* Start INFORMATION PROVIDED *

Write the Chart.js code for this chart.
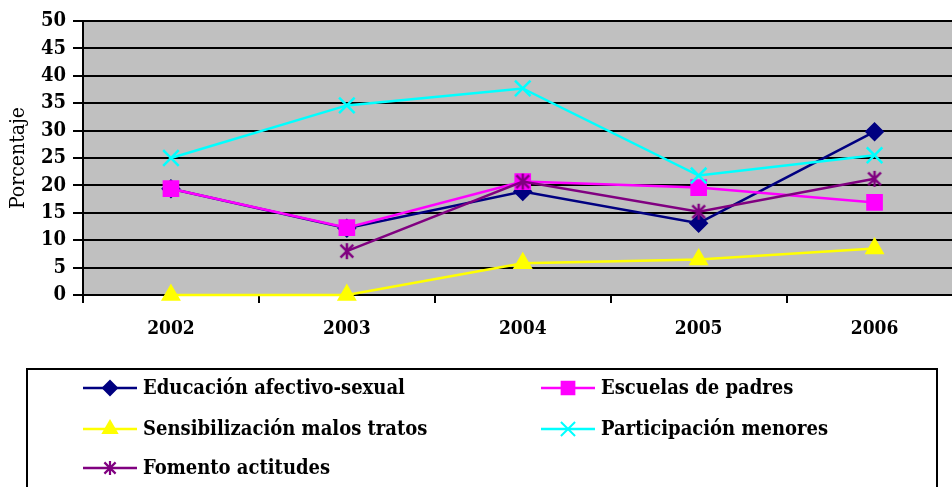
<!DOCTYPE html>
<html>
<head>
<meta charset="utf-8">
<script src="https://cdn.jsdelivr.net/npm/chart.js@4.4.1/dist/chart.umd.min.js"></script>
<style>
  html, body { margin: 0; padding: 0; background: #ffffff; overflow: hidden; }
  #wrap { width: 952px; height: 487px; overflow: hidden; position: relative; }
  canvas { display: block; }
</style>
</head>
<body>
<div id="wrap"><canvas id="c" width="976" height="487"></canvas></div>
<script>
// ---- data ----
const categories = ['2002', '2003', '2004', '2005', '2006'];
const educacion = [19.4, 12.2, 18.9, 13.1, 29.8];
const escuelas = [19.4, 12.3, 20.7, 19.6, 16.9];
const sensibilizacion = [0, 0, 5.8, 6.5, 8.5];
const participacion = [25.0, 34.6, 37.7, 21.8, 25.5];
const fomento = [null, 8.0, 20.7, 15.2, 21.2];
const seriesNames = ['Educación afectivo-sexual', 'Escuelas de padres', 'Sensibilización malos tratos', 'Participación menores', 'Fomento actitudes'];
const yTicks = [0, 5, 10, 15, 20, 25, 30, 35, 40, 45, 50];

const FONT = "'DejaVu Serif Condensed', 'DejaVu Serif', serif";

// asterisk marker (vertical + X), like the spreadsheet "star"
function makeStar(color, size, lw) {
  const c = document.createElement('canvas');
  c.width = size; c.height = size;
  const g = c.getContext('2d');
  g.strokeStyle = color; g.lineWidth = lw;
  const m = size / 2, r = size / 2 - 1;
  const d = r * 0.8;
  g.beginPath();
  g.moveTo(m, m - r); g.lineTo(m, m + r);
  g.moveTo(m - d, m - d); g.lineTo(m + d, m + d);
  g.moveTo(m + d, m - d); g.lineTo(m - d, m + d);
  g.stroke();
  return c;
}
const starImg = makeStar('#800080', 18, 2.5);
const starImgSmall = makeStar('#800080', 16, 2.2);

const styles = [
  { color: '#000080', pointStyle: 'rectRot', radius: 8, legendStyle: 'rectRot' },
  { color: '#FF00FF', pointStyle: 'rect', radius: 10, legendStyle: 'rect' },
  { color: '#FFFF00', pointStyle: 'triangle', radius: 9, legendStyle: 'triangle' },
  { color: '#00FFFF', pointStyle: 'crossRot', radius: 11, legendStyle: 'crossRot' },
  { color: '#800080', pointStyle: starImg, radius: 9, legendStyle: starImgSmall }
];
const values = [educacion, escuelas, sensibilizacion, participacion, fomento];

const datasets = values.map((v, i) => ({
  label: seriesNames[i],
  data: v,
  borderColor: styles[i].color,
  backgroundColor: styles[i].color,
  pointBackgroundColor: styles[i].color,
  pointBorderColor: styles[i].color,
  pointStyle: styles[i].pointStyle,
  pointRadius: styles[i].radius,
  pointHoverRadius: styles[i].radius,
  pointBorderWidth: 2.5,
  borderWidth: 2.5,
  tension: 0,
  spanGaps: false,
  clip: false,
  order: 10 - i
}));

const plotBg = {
  id: 'plotBg',
  beforeDraw(chart) {
    const { ctx, chartArea: a } = chart;
    ctx.save();
    ctx.fillStyle = '#C0C0C0';
    ctx.fillRect(a.left, a.top, a.right - a.left, a.bottom - a.top);
    ctx.restore();
  }
};

const boxLegend = {
  id: 'boxLegend',
  afterDraw(chart) {
    const ctx = chart.ctx;
    ctx.save();
    ctx.strokeStyle = '#000';
    ctx.lineWidth = 2;
    ctx.strokeRect(27, 369, 910, 140);
    const cols = [83, 541];
    const rows = [388, 429, 468];
    ctx.font = "bold 20px " + FONT;
    ctx.textBaseline = 'middle';
    ctx.textAlign = 'left';
    seriesNames.forEach((name, i) => {
      const x0 = cols[i % 2], y = rows[Math.floor(i / 2)];
      const st = styles[i];
      ctx.strokeStyle = st.color; ctx.lineWidth = 2.5;
      ctx.beginPath(); ctx.moveTo(x0, y); ctx.lineTo(x0 + 54, y); ctx.stroke();
      ctx.fillStyle = st.color; ctx.strokeStyle = st.color; ctx.lineWidth = 2;
      Chart.helpers.drawPoint(ctx, { pointStyle: st.legendStyle, radius: st.radius - 1, borderWidth: 2, rotation: 0 }, x0 + 27, y);
      ctx.fillStyle = '#000';
      ctx.fillText(name, x0 + 60, y + 1);
    });
    ctx.restore();
  }
};

new Chart(document.getElementById('c'), {
  type: 'line',
  data: { labels: categories, datasets },
  options: {
    responsive: false,
    animation: false,
    events: [],
    layout: { padding: { top: 21, right: 7, bottom: 0, left: 0 } },
    plugins: { legend: { display: false }, tooltip: { enabled: false } },
    scales: {
      x: {
        offset: true,
        grid: { display: true, drawOnChartArea: false, drawTicks: true, tickLength: 8, color: '#000', lineWidth: 2, offset: true },
        border: { display: true, color: '#000', width: 2 },
        ticks: { color: '#000', font: { family: FONT, size: 19, weight: 'bold' }, padding: 15, maxRotation: 0 },
        afterFit(s) { s.height = 487 - 295; }
      },
      y: {
        min: 0, max: 50,
        afterBuildTicks(s) { s.ticks = yTicks.map(v => ({ value: v })); },
        grid: { color: '#000', lineWidth: 2, tickLength: 10, drawTicks: true },
        border: { display: true, color: '#000', width: 2 },
        ticks: { color: '#000', font: { family: FONT, size: 20, weight: 'bold' }, padding: 7 },
        title: { display: true, text: 'Porcentaje', color: '#000', font: { family: FONT, size: 21, weight: 'normal' }, padding: { top: 6, bottom: 0 } },
        afterFit(s) { s.width = 83; }
      }
    }
  },
  plugins: [plotBg, boxLegend]
});
</script>
</body>
</html>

* End INFORMATION PROVIDED *

--- TASK PROMPT ---
Print out the material word for word, omitting the pictures.

--- THE RESULT ---
Write the Chart.js code for this chart.
<!DOCTYPE html>
<html>
<head>
<meta charset="utf-8">
<script src="https://cdn.jsdelivr.net/npm/chart.js@4.4.1/dist/chart.umd.min.js"></script>
<style>
  html, body { margin: 0; padding: 0; background: #ffffff; overflow: hidden; }
  #wrap { width: 952px; height: 487px; overflow: hidden; position: relative; }
  canvas { display: block; }
</style>
</head>
<body>
<div id="wrap"><canvas id="c" width="976" height="487"></canvas></div>
<script>
// ---- data ----
const categories = ['2002', '2003', '2004', '2005', '2006'];
const educacion = [19.4, 12.2, 18.9, 13.1, 29.8];
const escuelas = [19.4, 12.3, 20.7, 19.6, 16.9];
const sensibilizacion = [0, 0, 5.8, 6.5, 8.5];
const participacion = [25.0, 34.6, 37.7, 21.8, 25.5];
const fomento = [null, 8.0, 20.7, 15.2, 21.2];
const seriesNames = ['Educación afectivo-sexual', 'Escuelas de padres', 'Sensibilización malos tratos', 'Participación menores', 'Fomento actitudes'];
const yTicks = [0, 5, 10, 15, 20, 25, 30, 35, 40, 45, 50];

const FONT = "'DejaVu Serif Condensed', 'DejaVu Serif', serif";

// asterisk marker (vertical + X), like the spreadsheet "star"
function makeStar(color, size, lw) {
  const c = document.createElement('canvas');
  c.width = size; c.height = size;
  const g = c.getContext('2d');
  g.strokeStyle = color; g.lineWidth = lw;
  const m = size / 2, r = size / 2 - 1;
  const d = r * 0.8;
  g.beginPath();
  g.moveTo(m, m - r); g.lineTo(m, m + r);
  g.moveTo(m - d, m - d); g.lineTo(m + d, m + d);
  g.moveTo(m + d, m - d); g.lineTo(m - d, m + d);
  g.stroke();
  return c;
}
const starImg = makeStar('#800080', 18, 2.5);
const starImgSmall = makeStar('#800080', 16, 2.2);

const styles = [
  { color: '#000080', pointStyle: 'rectRot', radius: 8, legendStyle: 'rectRot' },
  { color: '#FF00FF', pointStyle: 'rect', radius: 10, legendStyle: 'rect' },
  { color: '#FFFF00', pointStyle: 'triangle', radius: 9, legendStyle: 'triangle' },
  { color: '#00FFFF', pointStyle: 'crossRot', radius: 11, legendStyle: 'crossRot' },
  { color: '#800080', pointStyle: starImg, radius: 9, legendStyle: starImgSmall }
];
const values = [educacion, escuelas, sensibilizacion, participacion, fomento];

const datasets = values.map((v, i) => ({
  label: seriesNames[i],
  data: v,
  borderColor: styles[i].color,
  backgroundColor: styles[i].color,
  pointBackgroundColor: styles[i].color,
  pointBorderColor: styles[i].color,
  pointStyle: styles[i].pointStyle,
  pointRadius: styles[i].radius,
  pointHoverRadius: styles[i].radius,
  pointBorderWidth: 2.5,
  borderWidth: 2.5,
  tension: 0,
  spanGaps: false,
  clip: false,
  order: 10 - i
}));

const plotBg = {
  id: 'plotBg',
  beforeDraw(chart) {
    const { ctx, chartArea: a } = chart;
    ctx.save();
    ctx.fillStyle = '#C0C0C0';
    ctx.fillRect(a.left, a.top, a.right - a.left, a.bottom - a.top);
    ctx.restore();
  }
};

const boxLegend = {
  id: 'boxLegend',
  afterDraw(chart) {
    const ctx = chart.ctx;
    ctx.save();
    ctx.strokeStyle = '#000';
    ctx.lineWidth = 2;
    ctx.strokeRect(27, 369, 910, 140);
    const cols = [83, 541];
    const rows = [388, 429, 468];
    ctx.font = "bold 20px " + FONT;
    ctx.textBaseline = 'middle';
    ctx.textAlign = 'left';
    seriesNames.forEach((name, i) => {
      const x0 = cols[i % 2], y = rows[Math.floor(i / 2)];
      const st = styles[i];
      ctx.strokeStyle = st.color; ctx.lineWidth = 2.5;
      ctx.beginPath(); ctx.moveTo(x0, y); ctx.lineTo(x0 + 54, y); ctx.stroke();
      ctx.fillStyle = st.color; ctx.strokeStyle = st.color; ctx.lineWidth = 2;
      Chart.helpers.drawPoint(ctx, { pointStyle: st.legendStyle, radius: st.radius - 1, borderWidth: 2, rotation: 0 }, x0 + 27, y);
      ctx.fillStyle = '#000';
      ctx.fillText(name, x0 + 60, y + 1);
    });
    ctx.restore();
  }
};

new Chart(document.getElementById('c'), {
  type: 'line',
  data: { labels: categories, datasets },
  options: {
    responsive: false,
    animation: false,
    events: [],
    layout: { padding: { top: 21, right: 7, bottom: 0, left: 0 } },
    plugins: { legend: { display: false }, tooltip: { enabled: false } },
    scales: {
      x: {
        offset: true,
        grid: { display: true, drawOnChartArea: false, drawTicks: true, tickLength: 8, color: '#000', lineWidth: 2, offset: true },
        border: { display: true, color: '#000', width: 2 },
        ticks: { color: '#000', font: { family: FONT, size: 19, weight: 'bold' }, padding: 15, maxRotation: 0 },
        afterFit(s) { s.height = 487 - 295; }
      },
      y: {
        min: 0, max: 50,
        afterBuildTicks(s) { s.ticks = yTicks.map(v => ({ value: v })); },
        grid: { color: '#000', lineWidth: 2, tickLength: 10, drawTicks: true },
        border: { display: true, color: '#000', width: 2 },
        ticks: { color: '#000', font: { family: FONT, size: 20, weight: 'bold' }, padding: 7 },
        title: { display: true, text: 'Porcentaje', color: '#000', font: { family: FONT, size: 21, weight: 'normal' }, padding: { top: 6, bottom: 0 } },
        afterFit(s) { s.width = 83; }
      }
    }
  },
  plugins: [plotBg, boxLegend]
});
</script>
</body>
</html>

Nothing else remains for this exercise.